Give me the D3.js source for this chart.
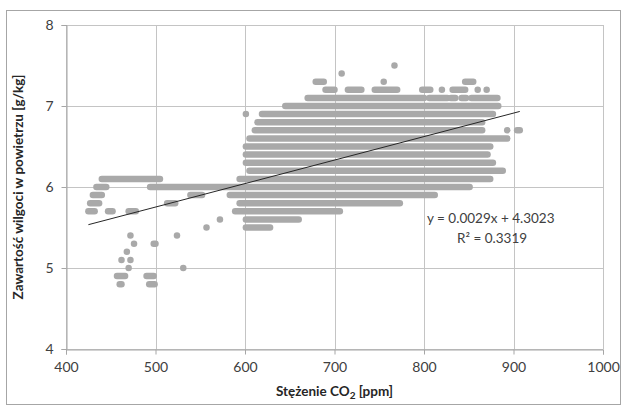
<!DOCTYPE html>
<html>
<head>
<meta charset="utf-8">
<script src="https://cdn.jsdelivr.net/npm/d3@7"></script>
<style>
  body { margin: 0; background: #fff; }
  text { font-family: Lato, "Open Sans", sans-serif; fill: #404040; }
  .axis-title { font-weight: bold; font-size: 13.5px; fill: #262626; }
</style>
</head>
<body>
<div id="chart"></div>
<script>
// humidity levels (g/kg) – each level is one horizontal row of dots
const levels = [4.8, 4.9, 5.0, 5.1, 5.2, 5.3, 5.4, 5.5, 5.6, 5.7, 5.8, 5.9, 6.0,
  6.1, 6.2, 6.3, 6.4, 6.5, 6.6, 6.7, 6.8, 6.9, 7.0, 7.1, 7.2, 7.3, 7.4, 7.5];

// CO2 ranges [from, to] (ppm) covered by dots on each row
const rowRanges = [
  [[460, 462], [493, 499]],                                   // 4.8
  [[457, 466], [490, 498]],                                   // 4.9
  [[470, 470], [531, 531]],                                   // 5.0
  [[462, 462], [472, 472]],                                   // 5.1
  [[468, 468]],                                               // 5.2
  [[476, 476], [498, 500]],                                   // 5.3
  [[472, 472], [524, 524]],                                   // 5.4
  [[557, 557], [601, 628]],                                   // 5.5
  [[572, 572], [601, 660]],                                   // 5.6
  [[425, 432], [447, 452], [470, 478], [589, 706]],           // 5.7
  [[427, 437], [513, 522], [594, 773]],                       // 5.8
  [[430, 440], [539, 552], [583, 812]],                       // 5.9
  [[434, 445], [494, 851]],                                   // 6.0
  [[440, 505], [594, 874]],                                   // 6.1
  [[605, 888]],                                               // 6.2
  [[601, 877]],                                               // 6.3
  [[601, 871]],                                               // 6.4
  [[601, 874]],                                               // 6.5
  [[605, 893]],                                               // 6.6
  [[611, 865], [893, 893], [904, 907]],                       // 6.7
  [[614, 865]],                                               // 6.8
  [[601, 601], [619, 877]],                                   // 6.9
  [[645, 883]],                                               // 7.0
  [[670, 800], [806, 826], [830, 835], [842, 847], [853, 882]], // 7.1
  [[690, 700], [715, 730], [745, 770], [798, 807], [820, 820], [832, 846], [860, 860], [870, 870]], // 7.2
  [[679, 688], [755, 755], [846, 855]],                       // 7.3
  [[708, 708]],                                               // 7.4
  [[767, 767]]                                                // 7.5
];

// linear trend shown on the chart
const trendSlope = 0.0029;
const trendIntercept = 4.3023;
const trendRange = [425, 907];
const trendLabels = ["y = 0.0029x + 4.3023", "R² = 0.3319"];

const xTicks = [400, 500, 600, 700, 800, 900, 1000];
const yTicks = [4, 5, 6, 7, 8];

const W = 628, H = 412;
const margin = {top: 25, right: 25, bottom: 63, left: 66};
const width = W - margin.left - margin.right;
const height = H - margin.top - margin.bottom;

const svg = d3.select("#chart").append("svg")
  .attr("width", W)
  .attr("height", H);

// outer chart frame
svg.append("rect")
  .attr("x", 6.5).attr("y", 10.5)
  .attr("width", 614).attr("height", 394)
  .attr("fill", "#fff")
  .attr("stroke", "#a6a6a6");

const g = svg.append("g")
  .attr("transform", `translate(${margin.left}, ${margin.top})`);

const x = d3.scaleLinear().domain([400, 1000]).range([0, width]);
const y = d3.scaleLinear().domain([4, 8]).range([height, 0]);

// gridlines
g.append("g").selectAll("line.vg")
  .data(xTicks).enter().append("line")
  .attr("x1", d => Math.round(x(d)) + 0.5).attr("x2", d => Math.round(x(d)) + 0.5)
  .attr("y1", 0).attr("y2", height)
  .attr("stroke", "#c4c4c4");
g.append("g").selectAll("line.hg")
  .data(yTicks).enter().append("line")
  .attr("x1", 0).attr("x2", width)
  .attr("y1", d => Math.round(y(d)) + 0.5).attr("y2", d => Math.round(y(d)) + 0.5)
  .attr("stroke", "#c4c4c4");

// axes
const xAxis = d3.axisBottom(x).tickValues(xTicks).tickFormat(d3.format("d")).tickSize(5).tickPadding(8);
const yAxis = d3.axisLeft(y).tickValues(yTicks).tickFormat(d3.format("d")).tickSize(5).tickPadding(8);

const gx = g.append("g")
  .attr("transform", `translate(0, ${Math.round(height) + 0.5})`)
  .call(xAxis);
const gy = g.append("g")
  .attr("transform", "translate(0.5, 0)")
  .call(yAxis);
[gx, gy].forEach(a => {
  a.select(".domain").attr("stroke", "#a6a6a6");
  a.selectAll(".tick line").attr("stroke", "#a6a6a6");
  a.selectAll(".tick text")
    .attr("font-family", "Lato, sans-serif")
    .attr("font-size", 14)
    .attr("fill", "#404040");
});

// dots: each row drawn as runs of touching dots
const rows = [];
levels.forEach((lv, i) => {
  rowRanges[i].forEach(r => rows.push({level: lv, from: r[0], to: r[1]}));
});
g.append("g").selectAll("line.row")
  .data(rows).enter().append("line")
  .attr("x1", d => x(d.from)).attr("x2", d => x(d.to))
  .attr("y1", d => y(d.level)).attr("y2", d => y(d.level))
  .attr("stroke", "#a9a9a9")
  .attr("stroke-width", 6.5)
  .attr("stroke-linecap", "round");

// trend line
g.append("line")
  .attr("x1", x(trendRange[0])).attr("y1", y(trendSlope * trendRange[0] + trendIntercept))
  .attr("x2", x(trendRange[1])).attr("y2", y(trendSlope * trendRange[1] + trendIntercept))
  .attr("stroke", "#262626")
  .attr("stroke-width", 1);

// equation labels
g.append("text")
  .attr("x", 361).attr("y", 198)
  .attr("font-size", 13.5)
  .text(trendLabels[0]);
g.append("text")
  .attr("x", 391).attr("y", 218)
  .attr("font-size", 13.5)
  .text(trendLabels[1]);

// axis titles
const xt = svg.append("text")
  .attr("class", "axis-title")
  .attr("x", margin.left + width / 2)
  .attr("y", 396)
  .attr("text-anchor", "middle");
xt.append("tspan").text("Stężenie CO");
xt.append("tspan").attr("font-size", 10).attr("dy", 3).text("2");
xt.append("tspan").attr("dy", -3).text(" [ppm]");

svg.append("text")
  .attr("class", "axis-title")
  .attr("text-anchor", "middle")
  .attr("transform", `translate(23, ${margin.top + height / 2}) rotate(-90)`)
  .text("Zawartość wilgoci w powietrzu [g/kg]");
</script>
</body>
</html>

════════

(What is asked): Reproduce the full listing faithfully, but do not carry over any pictures.

(Solution):
Give me the D3.js source for this chart.
<!DOCTYPE html>
<html>
<head>
<meta charset="utf-8">
<script src="https://cdn.jsdelivr.net/npm/d3@7"></script>
<style>
  body { margin: 0; background: #fff; }
  text { font-family: Lato, "Open Sans", sans-serif; fill: #404040; }
  .axis-title { font-weight: bold; font-size: 13.5px; fill: #262626; }
</style>
</head>
<body>
<div id="chart"></div>
<script>
// humidity levels (g/kg) – each level is one horizontal row of dots
const levels = [4.8, 4.9, 5.0, 5.1, 5.2, 5.3, 5.4, 5.5, 5.6, 5.7, 5.8, 5.9, 6.0,
  6.1, 6.2, 6.3, 6.4, 6.5, 6.6, 6.7, 6.8, 6.9, 7.0, 7.1, 7.2, 7.3, 7.4, 7.5];

// CO2 ranges [from, to] (ppm) covered by dots on each row
const rowRanges = [
  [[460, 462], [493, 499]],                                   // 4.8
  [[457, 466], [490, 498]],                                   // 4.9
  [[470, 470], [531, 531]],                                   // 5.0
  [[462, 462], [472, 472]],                                   // 5.1
  [[468, 468]],                                               // 5.2
  [[476, 476], [498, 500]],                                   // 5.3
  [[472, 472], [524, 524]],                                   // 5.4
  [[557, 557], [601, 628]],                                   // 5.5
  [[572, 572], [601, 660]],                                   // 5.6
  [[425, 432], [447, 452], [470, 478], [589, 706]],           // 5.7
  [[427, 437], [513, 522], [594, 773]],                       // 5.8
  [[430, 440], [539, 552], [583, 812]],                       // 5.9
  [[434, 445], [494, 851]],                                   // 6.0
  [[440, 505], [594, 874]],                                   // 6.1
  [[605, 888]],                                               // 6.2
  [[601, 877]],                                               // 6.3
  [[601, 871]],                                               // 6.4
  [[601, 874]],                                               // 6.5
  [[605, 893]],                                               // 6.6
  [[611, 865], [893, 893], [904, 907]],                       // 6.7
  [[614, 865]],                                               // 6.8
  [[601, 601], [619, 877]],                                   // 6.9
  [[645, 883]],                                               // 7.0
  [[670, 800], [806, 826], [830, 835], [842, 847], [853, 882]], // 7.1
  [[690, 700], [715, 730], [745, 770], [798, 807], [820, 820], [832, 846], [860, 860], [870, 870]], // 7.2
  [[679, 688], [755, 755], [846, 855]],                       // 7.3
  [[708, 708]],                                               // 7.4
  [[767, 767]]                                                // 7.5
];

// linear trend shown on the chart
const trendSlope = 0.0029;
const trendIntercept = 4.3023;
const trendRange = [425, 907];
const trendLabels = ["y = 0.0029x + 4.3023", "R² = 0.3319"];

const xTicks = [400, 500, 600, 700, 800, 900, 1000];
const yTicks = [4, 5, 6, 7, 8];

const W = 628, H = 412;
const margin = {top: 25, right: 25, bottom: 63, left: 66};
const width = W - margin.left - margin.right;
const height = H - margin.top - margin.bottom;

const svg = d3.select("#chart").append("svg")
  .attr("width", W)
  .attr("height", H);

// outer chart frame
svg.append("rect")
  .attr("x", 6.5).attr("y", 10.5)
  .attr("width", 614).attr("height", 394)
  .attr("fill", "#fff")
  .attr("stroke", "#a6a6a6");

const g = svg.append("g")
  .attr("transform", `translate(${margin.left}, ${margin.top})`);

const x = d3.scaleLinear().domain([400, 1000]).range([0, width]);
const y = d3.scaleLinear().domain([4, 8]).range([height, 0]);

// gridlines
g.append("g").selectAll("line.vg")
  .data(xTicks).enter().append("line")
  .attr("x1", d => Math.round(x(d)) + 0.5).attr("x2", d => Math.round(x(d)) + 0.5)
  .attr("y1", 0).attr("y2", height)
  .attr("stroke", "#c4c4c4");
g.append("g").selectAll("line.hg")
  .data(yTicks).enter().append("line")
  .attr("x1", 0).attr("x2", width)
  .attr("y1", d => Math.round(y(d)) + 0.5).attr("y2", d => Math.round(y(d)) + 0.5)
  .attr("stroke", "#c4c4c4");

// axes
const xAxis = d3.axisBottom(x).tickValues(xTicks).tickFormat(d3.format("d")).tickSize(5).tickPadding(8);
const yAxis = d3.axisLeft(y).tickValues(yTicks).tickFormat(d3.format("d")).tickSize(5).tickPadding(8);

const gx = g.append("g")
  .attr("transform", `translate(0, ${Math.round(height) + 0.5})`)
  .call(xAxis);
const gy = g.append("g")
  .attr("transform", "translate(0.5, 0)")
  .call(yAxis);
[gx, gy].forEach(a => {
  a.select(".domain").attr("stroke", "#a6a6a6");
  a.selectAll(".tick line").attr("stroke", "#a6a6a6");
  a.selectAll(".tick text")
    .attr("font-family", "Lato, sans-serif")
    .attr("font-size", 14)
    .attr("fill", "#404040");
});

// dots: each row drawn as runs of touching dots
const rows = [];
levels.forEach((lv, i) => {
  rowRanges[i].forEach(r => rows.push({level: lv, from: r[0], to: r[1]}));
});
g.append("g").selectAll("line.row")
  .data(rows).enter().append("line")
  .attr("x1", d => x(d.from)).attr("x2", d => x(d.to))
  .attr("y1", d => y(d.level)).attr("y2", d => y(d.level))
  .attr("stroke", "#a9a9a9")
  .attr("stroke-width", 6.5)
  .attr("stroke-linecap", "round");

// trend line
g.append("line")
  .attr("x1", x(trendRange[0])).attr("y1", y(trendSlope * trendRange[0] + trendIntercept))
  .attr("x2", x(trendRange[1])).attr("y2", y(trendSlope * trendRange[1] + trendIntercept))
  .attr("stroke", "#262626")
  .attr("stroke-width", 1);

// equation labels
g.append("text")
  .attr("x", 361).attr("y", 198)
  .attr("font-size", 13.5)
  .text(trendLabels[0]);
g.append("text")
  .attr("x", 391).attr("y", 218)
  .attr("font-size", 13.5)
  .text(trendLabels[1]);

// axis titles
const xt = svg.append("text")
  .attr("class", "axis-title")
  .attr("x", margin.left + width / 2)
  .attr("y", 396)
  .attr("text-anchor", "middle");
xt.append("tspan").text("Stężenie CO");
xt.append("tspan").attr("font-size", 10).attr("dy", 3).text("2");
xt.append("tspan").attr("dy", -3).text(" [ppm]");

svg.append("text")
  .attr("class", "axis-title")
  .attr("text-anchor", "middle")
  .attr("transform", `translate(23, ${margin.top + height / 2}) rotate(-90)`)
  .text("Zawartość wilgoci w powietrzu [g/kg]");
</script>
</body>
</html>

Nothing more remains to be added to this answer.